TV ANNOUNCER: Look at that welt on Gonzaga's body just from that one kick…CRACK…yelling...

Ultimate fighting's exploded in the past couple years, raking in millions of dollars through Pay-Per-View events on cable TV. And it's overflowing into the boxing industry.

Blaine Padkowa is just starting his fighting career, by entering the Golden Gloves. Although he hasn't had a mixed martial arts fight yet, he's using boxing to learn how to take a punch. A couple hours before his match, Padkova's eating a hot dog and drinking Powerade. Granted, he's got time for the food to settle. While it does, he shares his description of ultimate fighting.

PADKOWA: Beating the (expletive) out of each other. Yeah. Blood. A lot of blood. Maybe broken bones. Whatever happens, happens.

Padkowa says learning to box is an important part of ultimate fighting, but there's also...

PADKOWA: Jujitsu, wrestling, kickboxing and boxing.

In a typical fight, he'll use all of those. Fighters start a match on their feet, punching, kicking, grappling, and it usually turns into wrestling. They try to get on top of their opponents to pummel them with punches, or hold them in a painful enough position that they submit, or even pass out.

PADKOWA: The fighters who get to the top level are the best athletes in the world. What they have to put their body through and conditioning, it's totally different than any other sport.

CURRAN: Golden Gloves is just a way for people to come down kick off the year for boxing and get started and get ring experience and go in front of a crowd maybe before they lock inside in front of an octagon or a cage.

Jeff Curran is one of the top-ranked ultimate fighters in the world. His cauliflower ears are a sign of his years in the ring. He also runs a gym in north suburban Crystal Lake, which trains people like Padkowa in mixed martial arts. Curran says boxing is good training for mixed martial arts, which in turn is bringing the crowds back to traditional boxing.

CURRAN: Competition breeds success and that's all that's happening.
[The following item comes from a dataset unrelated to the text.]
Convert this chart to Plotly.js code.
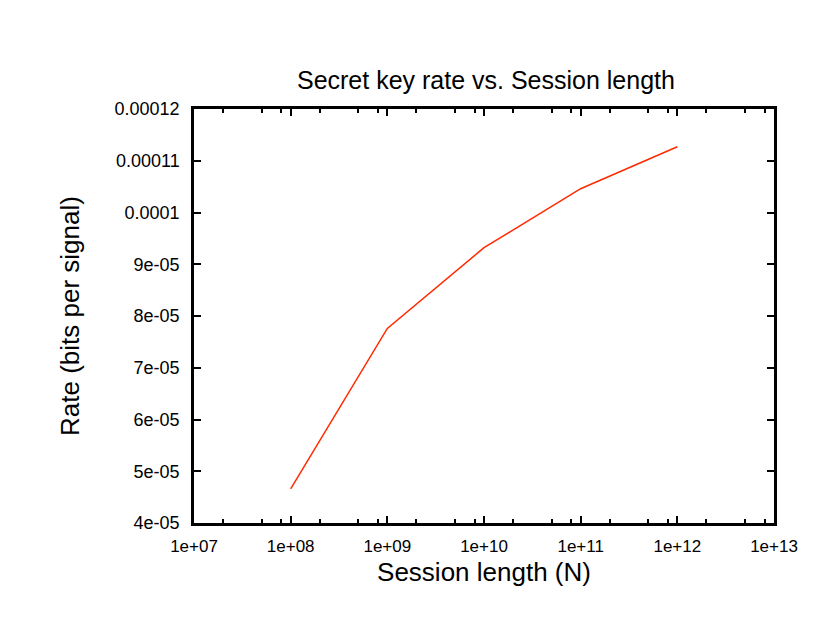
<!DOCTYPE html>
<html>
<head>
<meta charset="utf-8">
<script src="https://cdn.plot.ly/plotly-3.0.1.min.js"></script>
<style>
  body { margin: 0; background: #fff; }
  #graph { width: 830px; height: 642px; }
</style>
</head>
<body>
<div id="graph"></div>
<script>
// session length N vs secret key rate
var sessionLength = [1e8, 1e9, 1e10, 1e11, 1e12];
var keyRate = [4.66e-5, 7.76e-5, 9.32e-5, 1.046e-4, 1.127e-4];

var xTickVals = [1e7, 1e8, 1e9, 1e10, 1e11, 1e12, 1e13];
var xTickText = ['1e+07', '1e+08', '1e+09', '1e+10', '1e+11', '1e+12', '1e+13'];
var xMinorVals = [];
[1e7, 1e8, 1e9, 1e10, 1e11, 1e12].forEach(function (d) {
	xMinorVals.push(2 * d, 5 * d, 8 * d);
});
var yTickVals = [4e-5, 5e-5, 6e-5, 7e-5, 8e-5, 9e-5, 1e-4, 1.1e-4, 1.2e-4];
var yTickText = ['4e-05', '5e-05', '6e-05', '7e-05', '8e-05', '9e-05', '0.0001', '0.00011', '0.00012'];

var trace = {
	x: sessionLength,
	y: keyRate,
	type: 'scatter',
	mode: 'lines',
	line: { color: '#ff2a00', width: 1.5 },
	showlegend: false
};

var layout = {
	width: 830,
	height: 642,
	margin: { l: 194, r: 56, t: 109, b: 119 },
	paper_bgcolor: '#fff',
	plot_bgcolor: '#fff',
	font: { family: 'Liberation Sans, Arial, sans-serif', color: '#000', size: 17 },
	title: {
		text: 'Secret key rate vs. Session length',
		font: { size: 25 },
		x: 0.5855, xanchor: 'center',
		y: 0.875, yanchor: 'middle'
	},
	xaxis: {
		type: 'log',
		range: [7, 13],
		tickmode: 'array',
		tickvals: xTickVals,
		ticktext: xTickText,
		ticks: 'inside',
		ticklen: 7,
		tickwidth: 2,
		tickcolor: '#000',
		minor: { tickmode: 'array', tickvals: xMinorVals, ticks: 'inside', ticklen: 4, tickwidth: 2, tickcolor: '#000' },
		showline: true,
		linewidth: 2.5,
		linecolor: '#000',
		mirror: 'allticks',
		showgrid: false,
		zeroline: false,
		ticklabelstandoff: 6,
		title: { text: 'Session length (N)', font: { size: 26 }, standoff: 8 }
	},
	yaxis: {
		range: [4e-5, 1.2e-4],
		tickmode: 'array',
		tickvals: yTickVals,
		ticktext: yTickText,
		tickfont: { size: 18 },
		ticks: 'inside',
		ticklen: 7,
		tickwidth: 2,
		tickcolor: '#000',
		showline: true,
		linewidth: 2.5,
		linecolor: '#000',
		mirror: 'allticks',
		showgrid: false,
		zeroline: false,
		ticklabelstandoff: 8,
		title: { text: 'Rate (bits per signal)', font: { size: 26 }, standoff: 28 }
	}
};

Plotly.newPlot('graph', [trace], layout, { displayModeBar: false });
</script>
</body>
</html>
Mixed martial arts and boxing are toe to toe keeping it alive.

But Curran and others are quick to add, when MMA first started getting big, some of the old-timey boxers would give them the stink eye.

Jack Cowen says it's different now. Cowen's been around boxing since the 1950s and he's run Chicago's Golden Gloves for more than 15 years.

COWEN: I boxed for a short time many, many years ago, enough to learn that I couldn't.

So he switched to managing boxers, which led him to the Golden Gloves. He says the tournament's had a changing history, especially when it comes to the audience.

COWEN: I find you're getting more upscale people that are coming to the shows. We're getting the people coming from Northbrook and Evanston, and this is happening in a lot of places.

Cowan says for whatever reason, suburbanites are drawn to ultimate fighting, which is bringing the bigger crowds back to the Golden Gloves. Even an old-timer like him is ok with that.

Meantime, Blaine Padkowa, the north suburban boxer just beginning his fighting career, says he doesn't care who he fights, he just wants some ring time. He ended up winning his first match of the Golden Gloves, but it wasn't pretty.

PADKOWA: I know I hurt him to the body. Had a couple low blows that they took a point away from me for but I still put the W away. So it's real good. I'm real happy.

Padkowa says he needs to work on controlling his power, but he says after he does, then he'll be ready for a real test in the mixed martial arts ring.